Copy the listing below in full and skip every picture.

☆ ☆ ☆ ☆ ☆ ☆ ☆

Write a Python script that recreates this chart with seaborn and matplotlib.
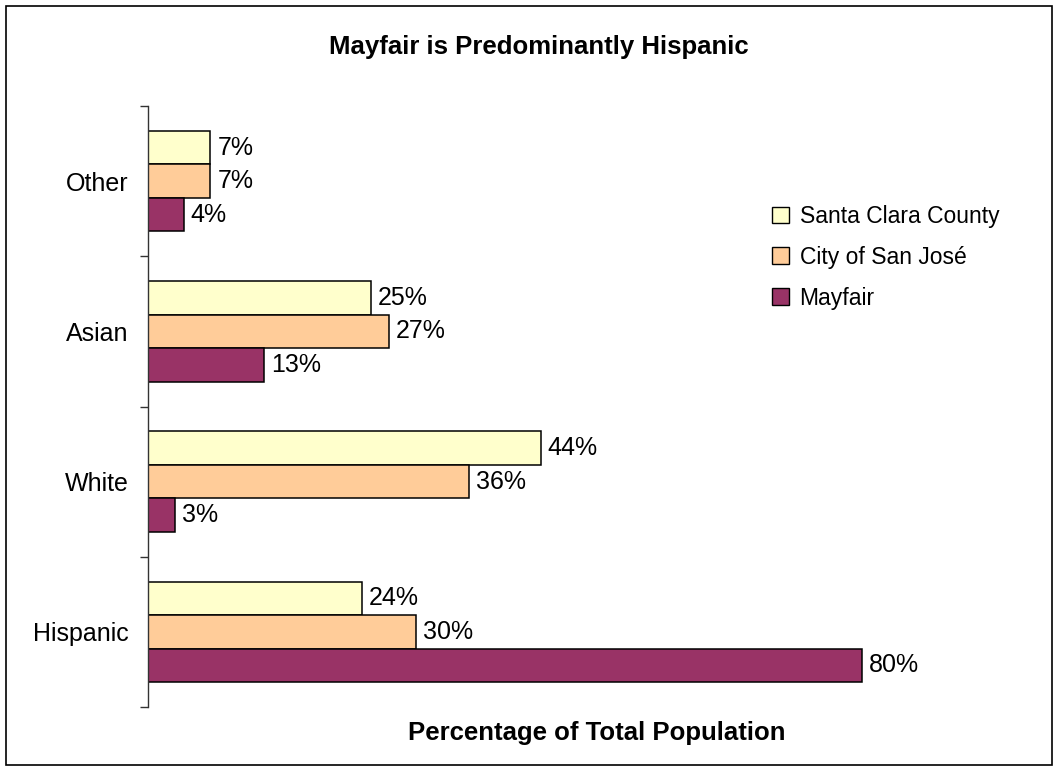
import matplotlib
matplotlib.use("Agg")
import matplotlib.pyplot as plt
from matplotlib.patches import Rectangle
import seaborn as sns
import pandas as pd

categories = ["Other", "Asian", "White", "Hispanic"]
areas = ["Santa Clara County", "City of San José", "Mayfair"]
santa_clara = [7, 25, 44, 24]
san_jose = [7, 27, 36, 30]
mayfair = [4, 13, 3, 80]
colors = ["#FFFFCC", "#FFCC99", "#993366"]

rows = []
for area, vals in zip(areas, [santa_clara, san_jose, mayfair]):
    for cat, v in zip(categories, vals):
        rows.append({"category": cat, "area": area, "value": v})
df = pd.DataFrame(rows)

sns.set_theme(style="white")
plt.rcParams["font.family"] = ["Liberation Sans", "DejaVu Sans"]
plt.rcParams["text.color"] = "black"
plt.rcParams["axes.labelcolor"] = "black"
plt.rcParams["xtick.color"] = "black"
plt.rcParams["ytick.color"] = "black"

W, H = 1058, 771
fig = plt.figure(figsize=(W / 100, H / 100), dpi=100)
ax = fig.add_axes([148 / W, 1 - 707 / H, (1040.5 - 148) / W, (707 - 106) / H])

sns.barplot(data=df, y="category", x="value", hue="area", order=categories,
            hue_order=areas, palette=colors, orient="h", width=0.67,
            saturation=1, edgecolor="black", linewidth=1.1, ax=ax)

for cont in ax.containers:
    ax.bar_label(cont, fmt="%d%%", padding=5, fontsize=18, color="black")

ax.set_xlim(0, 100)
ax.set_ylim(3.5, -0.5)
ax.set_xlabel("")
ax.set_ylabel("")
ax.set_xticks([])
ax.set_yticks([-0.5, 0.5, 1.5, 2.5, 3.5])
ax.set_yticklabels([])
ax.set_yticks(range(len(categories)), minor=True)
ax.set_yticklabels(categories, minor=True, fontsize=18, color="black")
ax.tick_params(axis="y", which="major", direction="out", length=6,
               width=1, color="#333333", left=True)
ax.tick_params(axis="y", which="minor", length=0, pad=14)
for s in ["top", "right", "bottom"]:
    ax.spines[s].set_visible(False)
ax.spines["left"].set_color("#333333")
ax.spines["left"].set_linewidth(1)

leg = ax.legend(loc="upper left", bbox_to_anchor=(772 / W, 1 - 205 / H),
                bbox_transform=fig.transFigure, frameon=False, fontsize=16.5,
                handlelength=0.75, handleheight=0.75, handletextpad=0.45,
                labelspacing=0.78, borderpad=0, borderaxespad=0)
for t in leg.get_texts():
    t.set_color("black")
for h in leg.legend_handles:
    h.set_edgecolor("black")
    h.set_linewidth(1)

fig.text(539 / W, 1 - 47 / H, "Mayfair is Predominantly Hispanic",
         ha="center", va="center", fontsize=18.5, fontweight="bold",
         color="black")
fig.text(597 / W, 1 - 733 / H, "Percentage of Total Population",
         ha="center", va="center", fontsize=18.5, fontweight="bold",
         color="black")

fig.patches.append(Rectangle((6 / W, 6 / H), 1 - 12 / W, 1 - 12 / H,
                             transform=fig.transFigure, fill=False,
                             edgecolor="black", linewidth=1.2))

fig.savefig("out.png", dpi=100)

☆ ☆ ☆ ☆ ☆ ☆ ☆

:: ANSWER TO THE EXERCISE ::
Write a Python script that recreates this chart with seaborn and matplotlib.
import matplotlib
matplotlib.use("Agg")
import matplotlib.pyplot as plt
from matplotlib.patches import Rectangle
import seaborn as sns
import pandas as pd

categories = ["Other", "Asian", "White", "Hispanic"]
areas = ["Santa Clara County", "City of San José", "Mayfair"]
santa_clara = [7, 25, 44, 24]
san_jose = [7, 27, 36, 30]
mayfair = [4, 13, 3, 80]
colors = ["#FFFFCC", "#FFCC99", "#993366"]

rows = []
for area, vals in zip(areas, [santa_clara, san_jose, mayfair]):
    for cat, v in zip(categories, vals):
        rows.append({"category": cat, "area": area, "value": v})
df = pd.DataFrame(rows)

sns.set_theme(style="white")
plt.rcParams["font.family"] = ["Liberation Sans", "DejaVu Sans"]
plt.rcParams["text.color"] = "black"
plt.rcParams["axes.labelcolor"] = "black"
plt.rcParams["xtick.color"] = "black"
plt.rcParams["ytick.color"] = "black"

W, H = 1058, 771
fig = plt.figure(figsize=(W / 100, H / 100), dpi=100)
ax = fig.add_axes([148 / W, 1 - 707 / H, (1040.5 - 148) / W, (707 - 106) / H])

sns.barplot(data=df, y="category", x="value", hue="area", order=categories,
            hue_order=areas, palette=colors, orient="h", width=0.67,
            saturation=1, edgecolor="black", linewidth=1.1, ax=ax)

for cont in ax.containers:
    ax.bar_label(cont, fmt="%d%%", padding=5, fontsize=18, color="black")

ax.set_xlim(0, 100)
ax.set_ylim(3.5, -0.5)
ax.set_xlabel("")
ax.set_ylabel("")
ax.set_xticks([])
ax.set_yticks([-0.5, 0.5, 1.5, 2.5, 3.5])
ax.set_yticklabels([])
ax.set_yticks(range(len(categories)), minor=True)
ax.set_yticklabels(categories, minor=True, fontsize=18, color="black")
ax.tick_params(axis="y", which="major", direction="out", length=6,
               width=1, color="#333333", left=True)
ax.tick_params(axis="y", which="minor", length=0, pad=14)
for s in ["top", "right", "bottom"]:
    ax.spines[s].set_visible(False)
ax.spines["left"].set_color("#333333")
ax.spines["left"].set_linewidth(1)

leg = ax.legend(loc="upper left", bbox_to_anchor=(772 / W, 1 - 205 / H),
                bbox_transform=fig.transFigure, frameon=False, fontsize=16.5,
                handlelength=0.75, handleheight=0.75, handletextpad=0.45,
                labelspacing=0.78, borderpad=0, borderaxespad=0)
for t in leg.get_texts():
    t.set_color("black")
for h in leg.legend_handles:
    h.set_edgecolor("black")
    h.set_linewidth(1)

fig.text(539 / W, 1 - 47 / H, "Mayfair is Predominantly Hispanic",
         ha="center", va="center", fontsize=18.5, fontweight="bold",
         color="black")
fig.text(597 / W, 1 - 733 / H, "Percentage of Total Population",
         ha="center", va="center", fontsize=18.5, fontweight="bold",
         color="black")

fig.patches.append(Rectangle((6 / W, 6 / H), 1 - 12 / W, 1 - 12 / H,
                             transform=fig.transFigure, fill=False,
                             edgecolor="black", linewidth=1.2))

fig.savefig("out.png", dpi=100)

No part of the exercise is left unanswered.